▶ [Problem]
Restate each line word for word. Leave out every picture.

▶ [Supplied information]

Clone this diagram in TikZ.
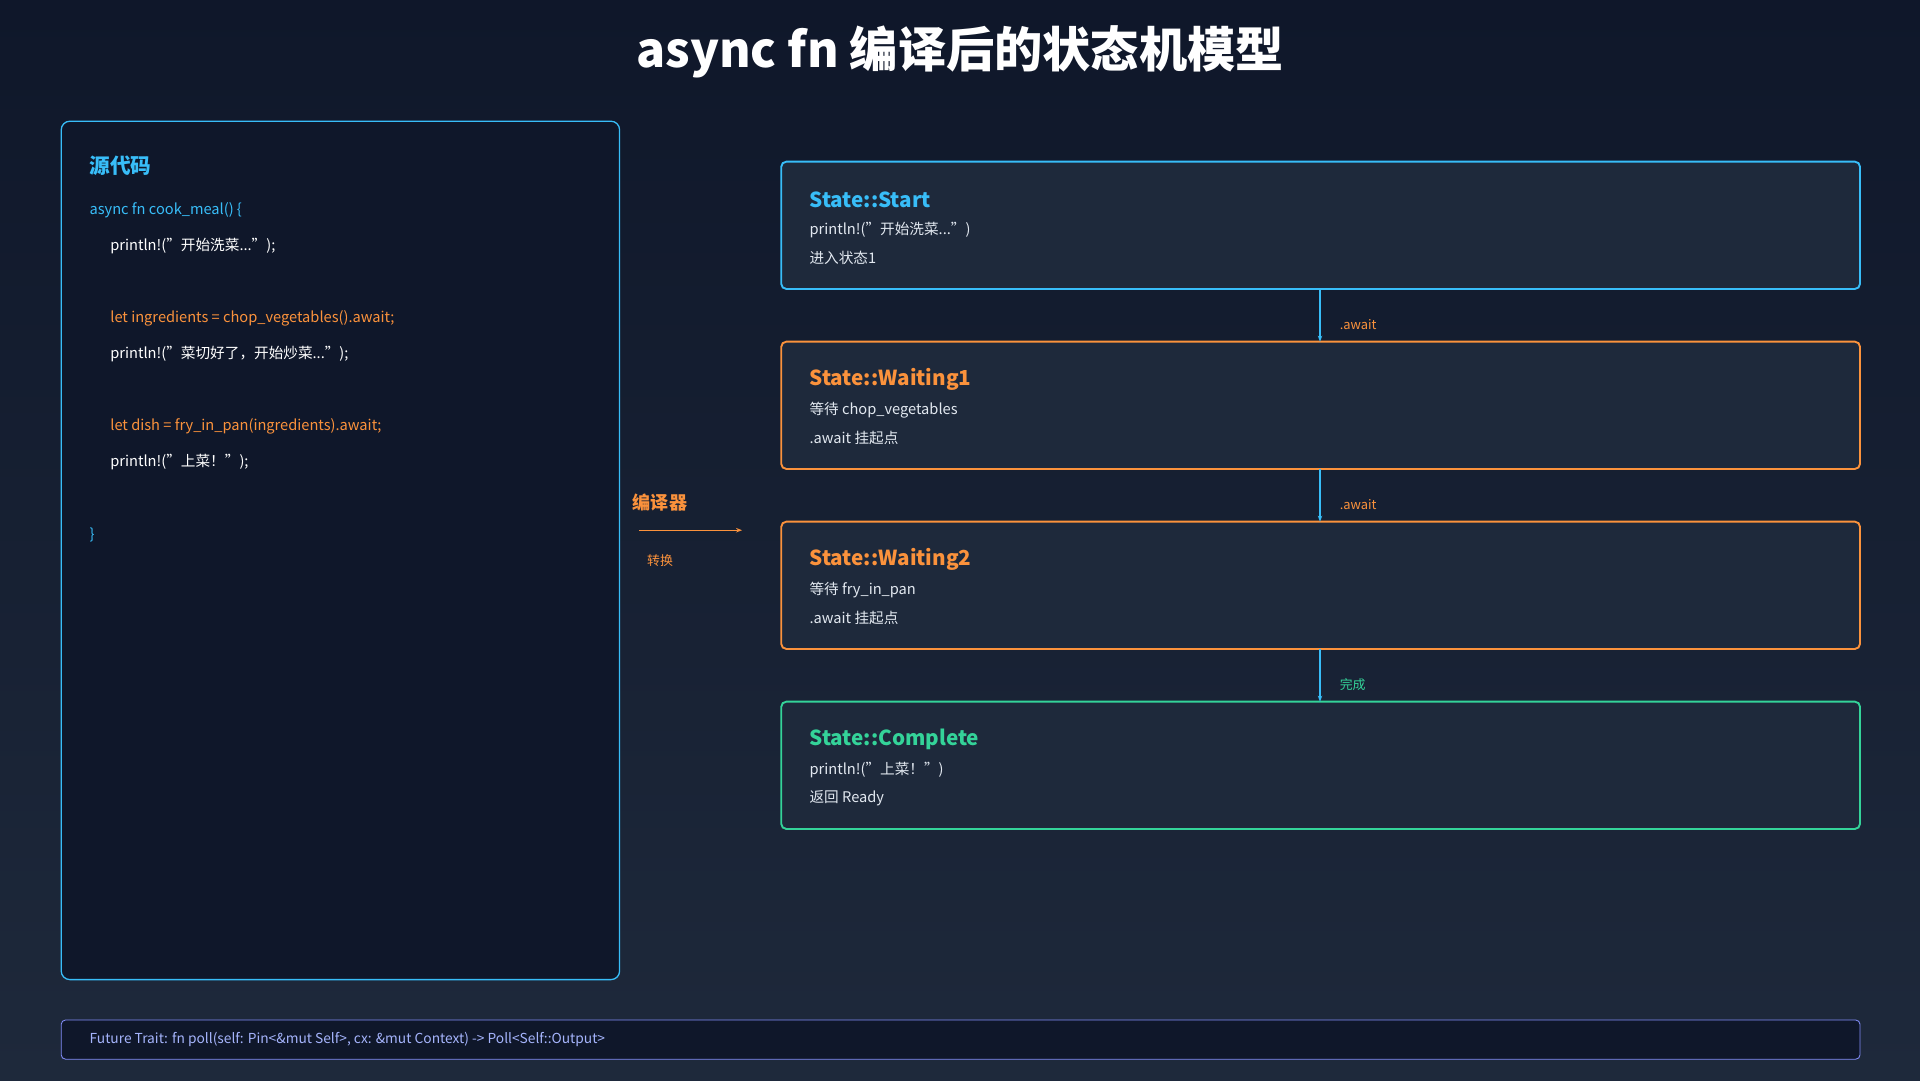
\documentclass[tikz,border=0pt]{standalone}
\usepackage{fontspec}
\setmainfont{Noto Sans CJK SC}
\usetikzlibrary{arrows.meta}
\definecolor{bgA}{HTML}{0F172A}
\definecolor{bgB}{HTML}{1E293B}
\definecolor{cy}{HTML}{38BDF8}
\definecolor{og}{HTML}{FB923C}
\definecolor{gn}{HTML}{34D399}
\definecolor{pu}{HTML}{818CF8}
\definecolor{pt}{HTML}{A5B4FC}
\definecolor{tx}{HTML}{E2E8F0}
\begin{document}
\begin{tikzpicture}[x=0.05cm,y=-0.05cm,
  box/.style={rounded corners=6pt,line width=2.2pt,fill=bgB},
  code/.style={anchor=west,font=\fontsize{17}{20}\selectfont,inner sep=0},
  stt/.style={anchor=west,font=\fontsize{24}{28}\selectfont\bfseries,inner sep=0},
  stl/.style={anchor=west,font=\fontsize{17}{20}\selectfont,text=tx,inner sep=0},
  arr/.style={draw=cy,line width=1.5pt,-{Stealth[length=7pt]}},
  lab/.style={anchor=west,font=\fontsize{15}{18}\selectfont,inner sep=0}]
\shade[top color=bgA,bottom color=bgB] (0,0) rectangle (1568,882);
\useasboundingbox (0,0) rectangle (1568,882);
\node[text=white,font=\fontsize{56}{64}\selectfont\bfseries] (title) at (784,42) {async fn 编译后的状态机模型};
% left
\draw[cy,rounded corners=10pt,line width=1.5pt,fill=bgA] (50,99) rectangle (506,800);
\node[anchor=west,text=cy,font=\fontsize{24}{28}\selectfont\bfseries,inner sep=0] (src) at (73,135) {源代码};
\node[code,text=cy] (c1) at (73,172) {async fn cook\_meal() \{};
\node[code,text=white] (c2) at (90,201) {println!("开始洗菜...");};
\node[code,text=og] (c3) at (90,260) {let ingredients = chop\_vegetables().await;};
\node[code,text=white] (c4) at (90,289) {println!("菜切好了，开始炒菜...");};
\node[code,text=og] (c5) at (90,348) {let dish = fry\_in\_pan(ingredients).await;};
\node[code,text=white] (c6) at (90,377) {println!("上菜！");};
\node[code,text=cy] (c7) at (73,437) {\}};
% compiler
\node[text=og,font=\fontsize{21}{24}\selectfont\bfseries] (cmp) at (539,410) {编译器};
\coordinate (a1) at (522,433); \coordinate (a2) at (606,433);
\draw[og,line width=1.5pt,-{Stealth[length=7pt]}] (a1) -- (a2);
\node[text=og,font=\fontsize{15}{18}\selectfont] (conv) at (539,458) {转换};
% states
\foreach \n/\y/\c/\t/\la/\lb in {s1/132/cy/State::Start/{println!("开始洗菜...")}/进入状态1,
  s2/279/og/State::Waiting1/等待 chop\_vegetables/.await 挂起点,
  s3/426/og/State::Waiting2/等待 fry\_in\_pan/.await 挂起点,
  s4/573/gn/State::Complete/{println!("上菜！")}/返回 Ready}{
  \draw[box,draw=\c] (638,\y) rectangle (1519,\y+104);
  \coordinate (\n) at (1078,\y+52);
  \coordinate (\n t) at (1078,\y); \coordinate (\n b) at (1078,\y+104);
  \node[stt,text=\c] at (661,\y+31) {\t};
  \node[stl] at (661,\y+56) {\la};
  \node[stl] at (661,\y+79) {\lb};
}
\draw[arr] (s1b) -- (s2t);
\draw[arr] (s2b) -- (s3t);
\draw[arr] (s3b) -- (s4t);
\node[lab,text=og] (l1) at (1094,265) {.await};
\node[lab,text=og] (l2) at (1094,412) {.await};
\node[lab,text=gn] (l3) at (1094,559) {完成};
% bottom
\draw[pu,rounded corners=5pt,line width=1pt,fill=bgA] (50,833) rectangle (1519,865);
\node[anchor=west,text=pt,font=\fontsize{16}{19}\selectfont,inner sep=0] (ft) at (73,849) {Future Trait: fn poll(self: Pin<\&mut Self>, cx: \&mut Context) -> Poll<Self::Output>};
\end{tikzpicture}
\end{document}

▶ [Expected output]
Clone this diagram in TikZ.
\documentclass[tikz,border=0pt]{standalone}
\usepackage{fontspec}
\setmainfont{Noto Sans CJK SC}
\usetikzlibrary{arrows.meta}
\definecolor{bgA}{HTML}{0F172A}
\definecolor{bgB}{HTML}{1E293B}
\definecolor{cy}{HTML}{38BDF8}
\definecolor{og}{HTML}{FB923C}
\definecolor{gn}{HTML}{34D399}
\definecolor{pu}{HTML}{818CF8}
\definecolor{pt}{HTML}{A5B4FC}
\definecolor{tx}{HTML}{E2E8F0}
\begin{document}
\begin{tikzpicture}[x=0.05cm,y=-0.05cm,
  box/.style={rounded corners=6pt,line width=2.2pt,fill=bgB},
  code/.style={anchor=west,font=\fontsize{17}{20}\selectfont,inner sep=0},
  stt/.style={anchor=west,font=\fontsize{24}{28}\selectfont\bfseries,inner sep=0},
  stl/.style={anchor=west,font=\fontsize{17}{20}\selectfont,text=tx,inner sep=0},
  arr/.style={draw=cy,line width=1.5pt,-{Stealth[length=7pt]}},
  lab/.style={anchor=west,font=\fontsize{15}{18}\selectfont,inner sep=0}]
\shade[top color=bgA,bottom color=bgB] (0,0) rectangle (1568,882);
\useasboundingbox (0,0) rectangle (1568,882);
\node[text=white,font=\fontsize{56}{64}\selectfont\bfseries] (title) at (784,42) {async fn 编译后的状态机模型};
% left
\draw[cy,rounded corners=10pt,line width=1.5pt,fill=bgA] (50,99) rectangle (506,800);
\node[anchor=west,text=cy,font=\fontsize{24}{28}\selectfont\bfseries,inner sep=0] (src) at (73,135) {源代码};
\node[code,text=cy] (c1) at (73,172) {async fn cook\_meal() \{};
\node[code,text=white] (c2) at (90,201) {println!("开始洗菜...");};
\node[code,text=og] (c3) at (90,260) {let ingredients = chop\_vegetables().await;};
\node[code,text=white] (c4) at (90,289) {println!("菜切好了，开始炒菜...");};
\node[code,text=og] (c5) at (90,348) {let dish = fry\_in\_pan(ingredients).await;};
\node[code,text=white] (c6) at (90,377) {println!("上菜！");};
\node[code,text=cy] (c7) at (73,437) {\}};
% compiler
\node[text=og,font=\fontsize{21}{24}\selectfont\bfseries] (cmp) at (539,410) {编译器};
\coordinate (a1) at (522,433); \coordinate (a2) at (606,433);
\draw[og,line width=1.5pt,-{Stealth[length=7pt]}] (a1) -- (a2);
\node[text=og,font=\fontsize{15}{18}\selectfont] (conv) at (539,458) {转换};
% states
\foreach \n/\y/\c/\t/\la/\lb in {s1/132/cy/State::Start/{println!("开始洗菜...")}/进入状态1,
  s2/279/og/State::Waiting1/等待 chop\_vegetables/.await 挂起点,
  s3/426/og/State::Waiting2/等待 fry\_in\_pan/.await 挂起点,
  s4/573/gn/State::Complete/{println!("上菜！")}/返回 Ready}{
  \draw[box,draw=\c] (638,\y) rectangle (1519,\y+104);
  \coordinate (\n) at (1078,\y+52);
  \coordinate (\n t) at (1078,\y); \coordinate (\n b) at (1078,\y+104);
  \node[stt,text=\c] at (661,\y+31) {\t};
  \node[stl] at (661,\y+56) {\la};
  \node[stl] at (661,\y+79) {\lb};
}
\draw[arr] (s1b) -- (s2t);
\draw[arr] (s2b) -- (s3t);
\draw[arr] (s3b) -- (s4t);
\node[lab,text=og] (l1) at (1094,265) {.await};
\node[lab,text=og] (l2) at (1094,412) {.await};
\node[lab,text=gn] (l3) at (1094,559) {完成};
% bottom
\draw[pu,rounded corners=5pt,line width=1pt,fill=bgA] (50,833) rectangle (1519,865);
\node[anchor=west,text=pt,font=\fontsize{16}{19}\selectfont,inner sep=0] (ft) at (73,849) {Future Trait: fn poll(self: Pin<\&mut Self>, cx: \&mut Context) -> Poll<Self::Output>};
\end{tikzpicture}
\end{document}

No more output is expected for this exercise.